Revoltados de ter de contentar-se com resultados jornalísticos, sem trazer dano judicial substantivo ao entourage do presidente, os democratas voltaram seu ódio contra os jornalistas conservadores. Queriam vingar-se das revelações desmoralizantes que acabaram com a carreira de Dan Rather e baixaram as vendas do New York Times . Gastaram uma nota preta em investigações para queimar alguma reputação, mas tudo o que conseguiram foi descobrir que o radialista Rush Limbaugh, desde uma operação na coluna, ficara viciado em analgésicos.
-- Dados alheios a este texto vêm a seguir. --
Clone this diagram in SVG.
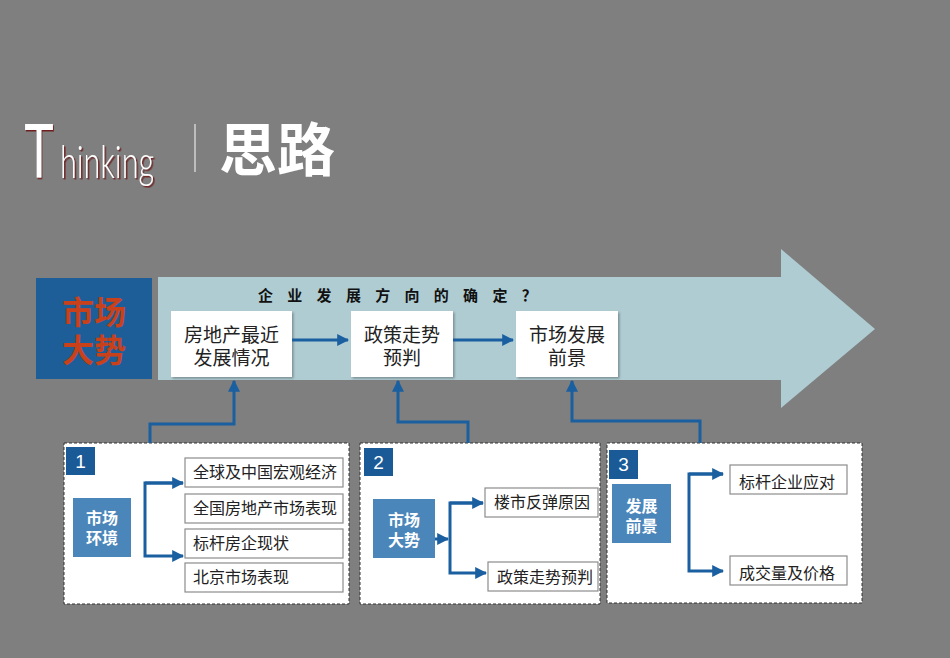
<svg xmlns="http://www.w3.org/2000/svg" width="950" height="658" viewBox="0 0 950 658">
<defs>
<marker id="ah" viewBox="0 0 10 10" refX="9" refY="5" markerWidth="4" markerHeight="4" orient="auto" markerUnits="strokeWidth">
<path d="M0,0 L10,5 L0,10 z" fill="#1A5FA0"/>
</marker>
<filter id="sh" x="-10%" y="-10%" width="130%" height="130%">
<feDropShadow dx="1.5" dy="1.5" stdDeviation="1" flood-color="#000" flood-opacity="0.3"/>
</filter>
<filter id="tsh" x="-10%" y="-10%" width="130%" height="130%">
<feDropShadow dx="1.5" dy="1.5" stdDeviation="0.3" flood-color="#6E1E1E" flood-opacity="1"/>
</filter>
</defs>
<style>
.cjk{font-family:"Liberation Sans","Noto Sans CJK SC",sans-serif}
.wbox{fill:#FFFFFF;filter:url(#sh)}
.btxt{font-size:19px;fill:#222;text-anchor:middle}
.item{fill:#FFFFFF;stroke:#8C8C8C;stroke-width:1.2}
.itxt{font-size:16px;fill:#222}
.dash{fill:#FFFFFF;stroke:#333;stroke-width:1;stroke-dasharray:3 2}
.num{fill:#1A5A96}
.ntxt{font-size:19px;fill:#FFFFFF;font-family:"Liberation Sans",sans-serif;text-anchor:middle}
.lbl{fill:#4B86BA}
.ltxt{font-size:16px;fill:#FFFFFF;font-weight:bold;text-anchor:middle}
.con{fill:none;stroke:#1A5FA0;stroke-width:3}
</style>
<rect x="0" y="0" width="950" height="658" fill="#7F7F7F"/>

<g id="title">
<text transform="translate(24,178) scale(0.63,1)" x="0" y="0" font-family="Liberation Sans, sans-serif" font-size="78" fill="#FFFFFF" filter="url(#tsh)">T</text>
<text x="60" y="178" font-family="Lato, 'Liberation Sans', sans-serif" font-weight="300" font-size="46" fill="#FFFFFF" textLength="94" lengthAdjust="spacingAndGlyphs" filter="url(#tsh)">hinking</text>
<line x1="195" y1="124" x2="195" y2="172" stroke="#E6E6E6" stroke-width="1.2"/>
<text x="219" y="171" class="cjk" font-size="58" font-weight="bold" fill="#FFFFFF">思路</text>
</g>

<g id="big-arrow">
<path d="M158,277 L781,277 L781,249 L875,329 L781,408 L781,380 L158,380 Z" fill="#AFCCD2"/>
<text class="cjk" y="301" font-size="15" font-weight="bold" fill="#111" x="258 272.6 287.3 301.9 316.6 331.2 345.9 360.5 375.2 389.8 404.5 419.1 433.8 448.4 463.1 477.7 492.4 507 521.7">企 业 发 展 方 向 的 确 定 ？</text>
</g>

<g id="market-trend">
<rect x="36" y="278" width="116" height="101" fill="#1D5E98"/>
<text class="cjk" x="94" y="324" font-size="32" font-weight="bold" fill="#C8411B" text-anchor="middle">市场</text>
<text class="cjk" x="94" y="362" font-size="32" font-weight="bold" fill="#C8411B" text-anchor="middle">大势</text>
</g>

<g id="box-recent">
<rect class="wbox" x="171" y="311" width="121" height="66"/>
<text class="cjk btxt" x="231.5" y="342">房地产最近</text>
<text class="cjk btxt" x="231.5" y="365">发展情况</text>
</g>
<g id="box-policy">
<rect class="wbox" x="351" y="311" width="102" height="66"/>
<text class="cjk btxt" x="402" y="342">政策走势</text>
<text class="cjk btxt" x="402" y="365">预判</text>
</g>
<g id="box-outlook">
<rect class="wbox" x="516" y="311" width="102" height="66"/>
<text class="cjk btxt" x="567" y="342">市场发展</text>
<text class="cjk btxt" x="567" y="365">前景</text>
</g>

<g id="panel-1">
<rect class="dash" x="64" y="443" width="285" height="161"/>
<rect class="num" x="66" y="447" width="29" height="28"/>
<text class="ntxt" x="80.5" y="468">1</text>
<rect class="lbl" x="73" y="498" width="58" height="59"/>
<text class="cjk ltxt" x="102" y="524">市场</text>
<text class="cjk ltxt" x="102" y="544">环境</text>
<rect class="item" x="185" y="458" width="158" height="29"/>
<text class="cjk itxt" x="193" y="478">全球及中国宏观经济</text>
<rect class="item" x="185" y="494" width="158" height="29"/>
<text class="cjk itxt" x="193" y="514">全国房地产市场表现</text>
<rect class="item" x="185" y="529" width="158" height="29"/>
<text class="cjk itxt" x="193" y="549">标杆房企现状</text>
<rect class="item" x="185" y="563" width="158" height="29"/>
<text class="cjk itxt" x="193" y="583">北京市场表现</text>
</g>

<g id="panel-2">
<rect class="dash" x="360" y="443" width="240" height="161"/>
<rect class="num" x="364" y="448" width="29" height="28"/>
<text class="ntxt" x="378.5" y="469">2</text>
<rect class="lbl" x="373" y="499" width="62" height="59"/>
<text class="cjk ltxt" x="404" y="526">市场</text>
<text class="cjk ltxt" x="404" y="546">大势</text>
<rect class="item" x="485" y="488" width="113" height="29"/>
<text class="cjk itxt" x="494" y="508">楼市反弹原因</text>
<rect class="item" x="488" y="562" width="110" height="29"/>
<text class="cjk itxt" x="497" y="583">政策走势预判</text>
</g>

<g id="panel-3">
<rect class="dash" x="607" y="443" width="255" height="160"/>
<rect class="num" x="609" y="450" width="29" height="29"/>
<text class="ntxt" x="623.5" y="471">3</text>
<rect class="lbl" x="612" y="484" width="59" height="59"/>
<text class="cjk ltxt" x="641.5" y="512">发展</text>
<text class="cjk ltxt" x="641.5" y="532">前景</text>
<rect class="item" x="730" y="465" width="117" height="29"/>
<text class="cjk itxt" x="739" y="488">标杆企业应对</text>
<rect class="item" x="730" y="556" width="117" height="29"/>
<text class="cjk itxt" x="739" y="579">成交量及价格</text>
</g>

<g id="connectors">
<path class="con" d="M292,340 L348,340" marker-end="url(#ah)"/>
<path class="con" d="M453,340 L513,340" marker-end="url(#ah)"/>
<path class="con" d="M150,443 L150,424 L234,424 L234,381" marker-end="url(#ah)"/>
<path class="con" d="M468,443 L468,422 L398,422 L398,381" marker-end="url(#ah)"/>
<path class="con" d="M700,443 L700,421 L572,421 L572,381" marker-end="url(#ah)"/>
<path class="con" d="M183,483 L145,483 L145,556 L183,556" marker-end="url(#ah)"/>
<path class="con" d="M145,483 L183,483" marker-end="url(#ah)"/>
<path class="con" d="M435,539 L448,539" marker-end="url(#ah)"/>
<path class="con" d="M483,503 L450,503 L450,573 L486,573" marker-end="url(#ah)"/>
<path class="con" d="M450,503 L483,503" marker-end="url(#ah)"/>
<path class="con" d="M723,474 L689,474 L689,571 L723,571" marker-end="url(#ah)"/>
<path class="con" d="M689,474 L723,474" marker-end="url(#ah)"/>
</g>
</svg>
Rush passou umas semanas entalado numa confusão judicial, mas emergiu mais perigoso e aplaudido do que antes.

Então os frustrados, no auge do desespero, resolveram vingar-se em alguém mais fraco: saltaram sobre Michele Malkin, uma linda colunista filha de imigrantes vietnamitas, que escreve artigos arrasadores contra o esquerdismo chique do establishment democrata. Mas, não descobrindo nada contra ela, espalharam na internet o grito de dor da impotência enraivecida: “Alguém precisa dar um tiro entre aqueles dois olhinhos puxados.”

A própria Michele, notando os progressos da apelação entre as fileiras da esquerda, dedicou a eles seu último livro, Unhinged: “Destrambelhados”. É a palavra que melhor descreve o estado de espírito de uma facção que, vendo desfazer-se um a um seus ideais, seus argumentos, sua razão de ser, já não dispõe senão do último consolo: o direito de insultar.

Mas o esvaziamento moral não significa, ainda, derrota publicitária ou eleitoral. As realizações de Bush, complexas e abrangentes, precisam de tempo para consolidar-se e ser compreendidas pelo público. Enquanto isso, a confusão favorece o adversário. A curto prazo, o xingamento puro, sem pé nem cabeça, pode ainda ser uma arma mortífera.